L’essoufflement se confirme ainsi pour la troisième semaine consécutive, le nombre de manifestants diminuant partout dans le pays. Notamment à Rennes (ouest), où de 6500 à 15 000 personnes selon les sources ont défilé, mais aussi à Clermont-Ferrand (centre, 6000 à 10 000).

« Contrairement à ce qu’espère le gouvernement, le mouvement est loin d’être fini », a estimé la secrétaire générale de la CGT Sophie Binet, quand la gauche, via le socialiste Olivier Faure, a assuré qu’aucune « abdication » n’était à attendre.

Comme presque à chaque fois, des heurts ont éclaté avec les forces de l’ordre, notamment à Nantes (ouest), où elles ont répliqué avec des grenades lacrymogènes aux projectiles jetés par des manifestants, mais aussi à Lyon (centre-est) ou Rennes (ouest).

Des scènes similaires se sont produites dans la capitale, où des grévistes ont également envahi brièvement le siège du géant du luxe LVMH, dans le quartier chic des Champs-Élysées, avec fumigènes et sifflets.

À Paris, la préfecture faisait état en début de soirée de 44 interpellations au total et de 10 blessés parmi les forces de l’ordre.
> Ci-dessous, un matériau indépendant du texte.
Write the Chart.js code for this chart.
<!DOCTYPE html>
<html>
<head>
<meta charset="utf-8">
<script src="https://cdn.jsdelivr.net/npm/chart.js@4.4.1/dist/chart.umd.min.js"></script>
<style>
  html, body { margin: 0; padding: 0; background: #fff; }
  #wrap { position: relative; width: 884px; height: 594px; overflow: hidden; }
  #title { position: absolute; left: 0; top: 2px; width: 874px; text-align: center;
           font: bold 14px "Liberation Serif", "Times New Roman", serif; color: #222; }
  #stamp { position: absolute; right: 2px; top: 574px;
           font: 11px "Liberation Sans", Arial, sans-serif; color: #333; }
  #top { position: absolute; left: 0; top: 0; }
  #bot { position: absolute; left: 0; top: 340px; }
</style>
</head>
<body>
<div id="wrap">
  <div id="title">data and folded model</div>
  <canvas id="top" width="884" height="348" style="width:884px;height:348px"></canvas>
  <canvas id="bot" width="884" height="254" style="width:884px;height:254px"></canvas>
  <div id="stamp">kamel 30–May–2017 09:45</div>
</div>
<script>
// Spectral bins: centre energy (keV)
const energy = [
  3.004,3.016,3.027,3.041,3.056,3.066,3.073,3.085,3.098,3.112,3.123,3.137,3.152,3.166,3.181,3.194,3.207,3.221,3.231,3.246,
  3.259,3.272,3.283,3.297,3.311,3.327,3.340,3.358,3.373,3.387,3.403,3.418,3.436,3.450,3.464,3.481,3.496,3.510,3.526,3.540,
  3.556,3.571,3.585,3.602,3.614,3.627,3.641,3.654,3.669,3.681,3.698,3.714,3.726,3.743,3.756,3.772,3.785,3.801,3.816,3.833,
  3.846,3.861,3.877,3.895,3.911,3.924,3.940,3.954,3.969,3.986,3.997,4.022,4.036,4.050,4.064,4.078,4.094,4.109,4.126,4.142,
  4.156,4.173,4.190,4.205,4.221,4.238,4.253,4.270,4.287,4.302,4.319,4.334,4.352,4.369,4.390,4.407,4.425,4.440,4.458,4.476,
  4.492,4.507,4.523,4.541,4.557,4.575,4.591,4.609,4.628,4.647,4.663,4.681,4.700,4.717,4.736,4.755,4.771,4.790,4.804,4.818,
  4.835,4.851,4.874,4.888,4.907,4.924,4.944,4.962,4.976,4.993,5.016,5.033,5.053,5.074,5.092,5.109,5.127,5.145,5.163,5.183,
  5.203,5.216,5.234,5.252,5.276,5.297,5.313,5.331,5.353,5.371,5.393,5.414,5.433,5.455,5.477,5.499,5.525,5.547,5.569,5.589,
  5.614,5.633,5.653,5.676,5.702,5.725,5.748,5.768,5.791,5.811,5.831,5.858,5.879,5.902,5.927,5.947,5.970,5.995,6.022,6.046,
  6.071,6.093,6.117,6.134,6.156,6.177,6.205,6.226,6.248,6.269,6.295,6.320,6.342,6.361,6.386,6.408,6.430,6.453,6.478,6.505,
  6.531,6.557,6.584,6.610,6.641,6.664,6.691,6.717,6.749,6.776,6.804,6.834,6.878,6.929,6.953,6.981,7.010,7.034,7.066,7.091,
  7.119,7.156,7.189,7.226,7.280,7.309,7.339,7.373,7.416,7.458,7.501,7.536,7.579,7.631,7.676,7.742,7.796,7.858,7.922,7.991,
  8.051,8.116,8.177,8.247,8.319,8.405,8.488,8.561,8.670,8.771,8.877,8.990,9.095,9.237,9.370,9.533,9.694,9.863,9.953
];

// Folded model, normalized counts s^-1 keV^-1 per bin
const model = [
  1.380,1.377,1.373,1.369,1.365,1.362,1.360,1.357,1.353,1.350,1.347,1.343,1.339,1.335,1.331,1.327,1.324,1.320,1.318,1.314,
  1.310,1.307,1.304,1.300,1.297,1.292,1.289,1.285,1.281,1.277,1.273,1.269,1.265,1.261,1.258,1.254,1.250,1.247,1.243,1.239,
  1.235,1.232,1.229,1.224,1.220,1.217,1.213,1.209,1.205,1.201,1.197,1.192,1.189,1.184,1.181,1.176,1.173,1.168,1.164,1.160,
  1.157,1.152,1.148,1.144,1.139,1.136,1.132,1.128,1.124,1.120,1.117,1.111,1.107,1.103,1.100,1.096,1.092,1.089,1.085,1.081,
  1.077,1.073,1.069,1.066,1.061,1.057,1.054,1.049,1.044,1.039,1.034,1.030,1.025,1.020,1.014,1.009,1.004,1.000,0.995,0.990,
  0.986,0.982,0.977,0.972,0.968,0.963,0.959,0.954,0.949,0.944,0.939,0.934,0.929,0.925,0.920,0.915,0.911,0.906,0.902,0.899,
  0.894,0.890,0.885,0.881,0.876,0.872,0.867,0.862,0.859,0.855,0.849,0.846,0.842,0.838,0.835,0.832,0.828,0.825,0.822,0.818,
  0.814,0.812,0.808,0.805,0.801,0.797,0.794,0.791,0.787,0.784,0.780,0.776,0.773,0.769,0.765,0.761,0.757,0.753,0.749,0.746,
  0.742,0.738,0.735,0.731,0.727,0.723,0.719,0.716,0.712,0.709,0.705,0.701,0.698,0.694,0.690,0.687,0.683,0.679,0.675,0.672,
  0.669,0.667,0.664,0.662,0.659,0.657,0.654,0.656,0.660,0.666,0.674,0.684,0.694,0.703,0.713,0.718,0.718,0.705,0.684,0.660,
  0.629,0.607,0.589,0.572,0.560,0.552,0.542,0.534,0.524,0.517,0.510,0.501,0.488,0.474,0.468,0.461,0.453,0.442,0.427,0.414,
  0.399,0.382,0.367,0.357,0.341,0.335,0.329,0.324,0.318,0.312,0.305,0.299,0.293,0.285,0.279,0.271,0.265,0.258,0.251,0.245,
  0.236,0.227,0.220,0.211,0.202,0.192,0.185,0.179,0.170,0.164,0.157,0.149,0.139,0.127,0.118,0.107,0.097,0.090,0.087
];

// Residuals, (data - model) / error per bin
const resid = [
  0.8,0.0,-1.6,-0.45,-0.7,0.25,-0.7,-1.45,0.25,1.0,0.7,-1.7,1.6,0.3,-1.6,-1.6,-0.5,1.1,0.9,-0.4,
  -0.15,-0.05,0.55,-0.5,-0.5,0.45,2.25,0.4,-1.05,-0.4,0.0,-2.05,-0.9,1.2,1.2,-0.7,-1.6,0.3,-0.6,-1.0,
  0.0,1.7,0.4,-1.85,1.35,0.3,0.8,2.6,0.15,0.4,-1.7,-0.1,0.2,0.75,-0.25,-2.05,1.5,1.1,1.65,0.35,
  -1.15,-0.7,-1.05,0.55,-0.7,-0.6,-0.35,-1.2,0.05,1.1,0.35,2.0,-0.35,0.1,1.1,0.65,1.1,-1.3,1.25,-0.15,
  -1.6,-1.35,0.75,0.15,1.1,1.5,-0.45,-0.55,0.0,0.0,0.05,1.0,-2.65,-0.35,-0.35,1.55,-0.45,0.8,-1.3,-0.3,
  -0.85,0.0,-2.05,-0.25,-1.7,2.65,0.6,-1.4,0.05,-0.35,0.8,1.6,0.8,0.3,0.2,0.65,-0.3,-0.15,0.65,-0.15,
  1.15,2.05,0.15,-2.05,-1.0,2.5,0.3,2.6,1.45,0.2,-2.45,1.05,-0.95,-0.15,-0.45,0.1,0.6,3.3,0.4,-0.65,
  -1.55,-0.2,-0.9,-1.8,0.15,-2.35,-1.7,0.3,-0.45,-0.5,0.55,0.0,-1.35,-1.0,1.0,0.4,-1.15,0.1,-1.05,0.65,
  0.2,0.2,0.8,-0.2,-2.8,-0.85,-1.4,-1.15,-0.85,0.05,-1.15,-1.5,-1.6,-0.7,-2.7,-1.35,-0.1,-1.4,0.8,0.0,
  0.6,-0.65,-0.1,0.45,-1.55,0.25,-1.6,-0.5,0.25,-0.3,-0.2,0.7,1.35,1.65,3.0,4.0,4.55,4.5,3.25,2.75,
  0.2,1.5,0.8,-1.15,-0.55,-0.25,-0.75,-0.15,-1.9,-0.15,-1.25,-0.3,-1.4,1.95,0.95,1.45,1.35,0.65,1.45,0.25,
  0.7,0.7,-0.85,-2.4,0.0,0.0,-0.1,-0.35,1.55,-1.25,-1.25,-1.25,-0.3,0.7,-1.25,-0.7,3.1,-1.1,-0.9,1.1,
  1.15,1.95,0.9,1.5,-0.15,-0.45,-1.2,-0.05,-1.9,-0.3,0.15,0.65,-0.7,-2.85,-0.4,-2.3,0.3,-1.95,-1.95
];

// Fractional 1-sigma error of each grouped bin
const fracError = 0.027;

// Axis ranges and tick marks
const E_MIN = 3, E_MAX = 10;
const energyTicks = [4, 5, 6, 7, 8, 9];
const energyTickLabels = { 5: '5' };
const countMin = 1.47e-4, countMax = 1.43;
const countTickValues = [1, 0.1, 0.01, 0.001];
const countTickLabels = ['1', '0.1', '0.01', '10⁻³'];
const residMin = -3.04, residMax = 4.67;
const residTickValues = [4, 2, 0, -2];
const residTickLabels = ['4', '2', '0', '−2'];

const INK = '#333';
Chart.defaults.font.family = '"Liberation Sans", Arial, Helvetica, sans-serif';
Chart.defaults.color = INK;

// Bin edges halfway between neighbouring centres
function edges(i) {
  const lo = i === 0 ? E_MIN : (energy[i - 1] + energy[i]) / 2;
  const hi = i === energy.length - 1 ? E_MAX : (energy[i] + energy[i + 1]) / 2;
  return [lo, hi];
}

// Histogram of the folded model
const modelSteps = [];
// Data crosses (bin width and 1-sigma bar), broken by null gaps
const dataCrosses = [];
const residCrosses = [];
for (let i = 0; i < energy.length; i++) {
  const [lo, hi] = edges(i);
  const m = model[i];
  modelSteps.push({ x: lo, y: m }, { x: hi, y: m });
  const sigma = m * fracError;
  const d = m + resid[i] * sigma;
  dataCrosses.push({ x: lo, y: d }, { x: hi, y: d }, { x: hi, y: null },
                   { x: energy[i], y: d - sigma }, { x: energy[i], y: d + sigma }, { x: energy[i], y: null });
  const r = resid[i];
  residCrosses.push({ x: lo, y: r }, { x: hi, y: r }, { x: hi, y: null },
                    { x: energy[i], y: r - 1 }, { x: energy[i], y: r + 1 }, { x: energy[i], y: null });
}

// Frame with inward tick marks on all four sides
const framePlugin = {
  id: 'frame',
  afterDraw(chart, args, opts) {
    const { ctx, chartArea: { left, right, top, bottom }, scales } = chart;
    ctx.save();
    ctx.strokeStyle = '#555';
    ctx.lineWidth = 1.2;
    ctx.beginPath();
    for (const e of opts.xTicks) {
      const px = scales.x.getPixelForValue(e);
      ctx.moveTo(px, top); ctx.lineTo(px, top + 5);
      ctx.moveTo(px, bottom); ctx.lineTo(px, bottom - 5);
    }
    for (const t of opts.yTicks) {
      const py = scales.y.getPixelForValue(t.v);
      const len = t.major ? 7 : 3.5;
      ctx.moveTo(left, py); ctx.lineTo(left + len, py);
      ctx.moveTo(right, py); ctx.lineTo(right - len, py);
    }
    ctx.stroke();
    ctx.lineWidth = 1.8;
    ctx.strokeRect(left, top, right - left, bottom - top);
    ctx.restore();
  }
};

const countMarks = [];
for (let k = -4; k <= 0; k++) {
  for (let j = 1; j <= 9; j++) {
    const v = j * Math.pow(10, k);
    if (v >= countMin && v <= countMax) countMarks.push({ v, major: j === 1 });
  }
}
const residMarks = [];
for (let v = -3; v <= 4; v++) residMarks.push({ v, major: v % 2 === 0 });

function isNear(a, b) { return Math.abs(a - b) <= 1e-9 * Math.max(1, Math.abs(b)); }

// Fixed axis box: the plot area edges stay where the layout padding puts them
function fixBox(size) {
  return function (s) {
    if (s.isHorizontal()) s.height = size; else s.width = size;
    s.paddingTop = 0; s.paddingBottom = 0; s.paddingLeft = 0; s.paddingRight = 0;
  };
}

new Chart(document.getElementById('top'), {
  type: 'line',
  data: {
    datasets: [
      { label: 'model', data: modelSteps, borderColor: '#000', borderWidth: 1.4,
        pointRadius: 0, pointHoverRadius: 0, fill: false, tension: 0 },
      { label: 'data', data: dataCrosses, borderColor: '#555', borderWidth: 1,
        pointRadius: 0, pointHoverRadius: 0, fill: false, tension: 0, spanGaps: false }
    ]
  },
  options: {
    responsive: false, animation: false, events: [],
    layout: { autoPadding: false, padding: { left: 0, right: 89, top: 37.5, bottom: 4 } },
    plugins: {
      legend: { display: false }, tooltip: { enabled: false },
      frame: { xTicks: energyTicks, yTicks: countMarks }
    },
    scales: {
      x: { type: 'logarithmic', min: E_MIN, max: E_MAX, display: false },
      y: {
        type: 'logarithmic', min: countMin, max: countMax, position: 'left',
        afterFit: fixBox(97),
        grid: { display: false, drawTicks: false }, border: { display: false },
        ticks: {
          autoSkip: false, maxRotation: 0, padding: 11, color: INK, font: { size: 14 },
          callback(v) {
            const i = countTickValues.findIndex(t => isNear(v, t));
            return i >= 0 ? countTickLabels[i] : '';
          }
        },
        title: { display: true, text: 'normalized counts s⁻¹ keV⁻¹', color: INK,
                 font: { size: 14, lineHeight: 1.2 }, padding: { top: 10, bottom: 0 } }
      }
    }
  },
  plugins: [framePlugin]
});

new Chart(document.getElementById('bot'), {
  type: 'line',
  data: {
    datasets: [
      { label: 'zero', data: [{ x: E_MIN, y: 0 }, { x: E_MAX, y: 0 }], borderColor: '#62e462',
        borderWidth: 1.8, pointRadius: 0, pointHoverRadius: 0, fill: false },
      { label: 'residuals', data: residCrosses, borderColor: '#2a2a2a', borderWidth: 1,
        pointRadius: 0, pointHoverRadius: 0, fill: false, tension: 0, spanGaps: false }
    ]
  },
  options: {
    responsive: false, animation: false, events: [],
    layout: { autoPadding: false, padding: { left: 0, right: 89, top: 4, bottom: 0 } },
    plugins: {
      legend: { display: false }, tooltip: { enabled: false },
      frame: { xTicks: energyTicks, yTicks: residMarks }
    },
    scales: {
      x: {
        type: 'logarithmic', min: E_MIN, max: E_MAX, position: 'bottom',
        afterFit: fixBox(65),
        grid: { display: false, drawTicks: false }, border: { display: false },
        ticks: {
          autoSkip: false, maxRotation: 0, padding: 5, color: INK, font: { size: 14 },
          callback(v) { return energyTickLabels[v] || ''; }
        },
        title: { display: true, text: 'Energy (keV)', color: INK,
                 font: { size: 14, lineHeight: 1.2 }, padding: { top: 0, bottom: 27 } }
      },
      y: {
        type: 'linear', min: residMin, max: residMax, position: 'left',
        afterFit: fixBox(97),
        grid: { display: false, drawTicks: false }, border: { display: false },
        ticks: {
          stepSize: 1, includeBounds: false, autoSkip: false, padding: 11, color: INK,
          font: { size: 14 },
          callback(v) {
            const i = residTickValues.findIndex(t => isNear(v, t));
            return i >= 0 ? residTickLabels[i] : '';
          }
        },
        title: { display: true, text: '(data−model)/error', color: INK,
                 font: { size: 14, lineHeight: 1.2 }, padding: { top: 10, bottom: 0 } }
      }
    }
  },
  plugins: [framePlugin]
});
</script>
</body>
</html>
À Aurillac (centre), « des effigies du président de la République » ont été jetées dans un feu en fin de manifestation, selon la préfecture qui dénonce des « faits inacceptables ».

« Baroud d’honneur »

Le Conseil constitutionnel, logé dans le Palais Royal, au cœur de Paris, a été placé sous haute surveillance, alors qu’il a déjà été le théâtre jeudi matin d’une brève tentative de blocage.
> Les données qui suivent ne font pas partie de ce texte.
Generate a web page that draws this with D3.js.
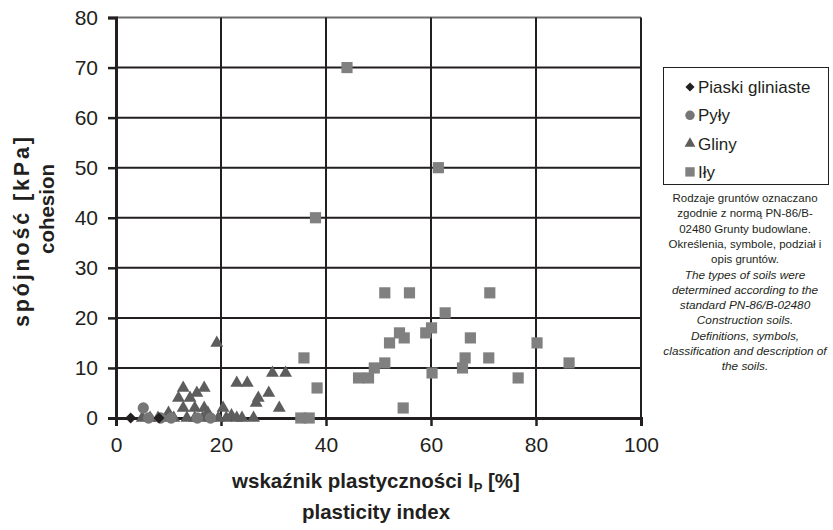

Le préfet de police a émis un arrêté interdisant de jeudi 12 h (heure de l’Est) à samedi 2 h (heure de l’Est) toute manifestation aux abords de l’institution.

Selon une note du renseignement territorial consultée par l’AFP, 131 actions sont attendues vendredi soir en réaction à la décision du Conseil, qui doit annoncer s’il valide ou censure, partiellement ou en totalité, la réforme qui prévoit notamment le recul de l’âge légal de départ à la retraite de 62 à 64 ans.

Côté grèves, les perturbations sont nettement moins importantes qu’au début de la mobilisation dans les transports aérien, ferroviaire et le métro. À Paris, la Tour Eiffel a été de nouveau fermée pour la 10e fois en 12 journées de mobilisation.

Les salariés des raffineries se sont aussi mobilisés, sans toutefois perturber notablement l’activité des sites.

Dans la capitale, une nouvelle grève reconductible des éboueurs, qui n’avait pas ramassé les poubelles pendant trois semaines, a débuté jeudi à l’appel de la CGT.

Pour les opposants, cette douzième marche « est une espèce de baroud d’honneur », résume Martine Girard à Marseille. « Même s’il y a peu d’espoir, on veut montrer qu’on n’est pas dupe », explique cette enseignante de 50 ans, qui reconnaît qu’il y a « beaucoup moins de gens mobilisés parce que financièrement ça devient dur ».

« Esprit de concorde »

Après un passage en force de la loi le 20 mars, le gouvernement ayant utilisé une disposition constitutionnelle permettant l’adoption d’un texte sans vote, la décision du Conseil est la dernière étape avant une promulgation et une entrée en vigueur du texte, que le président Macron souhaite d’ici la fin de l’année.

Il semble peu probable que le Conseil, chargé de vérifier la conformité des lois à la Constitution, annule la totalité de la réforme. Mais il pourrait élaguer la loi substantiellement et renforcer les arguments de l’intersyndicale en faveur d’un retrait ou d’une suspension de la réforme.

Le Conseil doit aussi se prononcer sur la recevabilité d’un référendum d’initiative partagée demandé par l’opposition de gauche, une procédure devant recueillir 4,87 millions de signatures pour permettre l’organisation d’une consultation sur le texte.

Depuis les Pays-Bas, M. Macron a tendu mercredi la main aux syndicats, avec qui il entretient des relations très tendues, en annonçant qu’il leur proposerait une rencontre « dans un esprit de concorde » après la décision du Conseil.

La France est l’un des pays européens où l’âge de départ à la retraite est le plus bas, sans que les systèmes soient complètement comparables.

Les opposants à la réforme la jugent « injuste », notamment pour les femmes et les salariés aux métiers pénibles.

L’exécutif justifie le projet par la nécessité de répondre à la dégradation financière des caisses de retraite et au vieillissement de la population.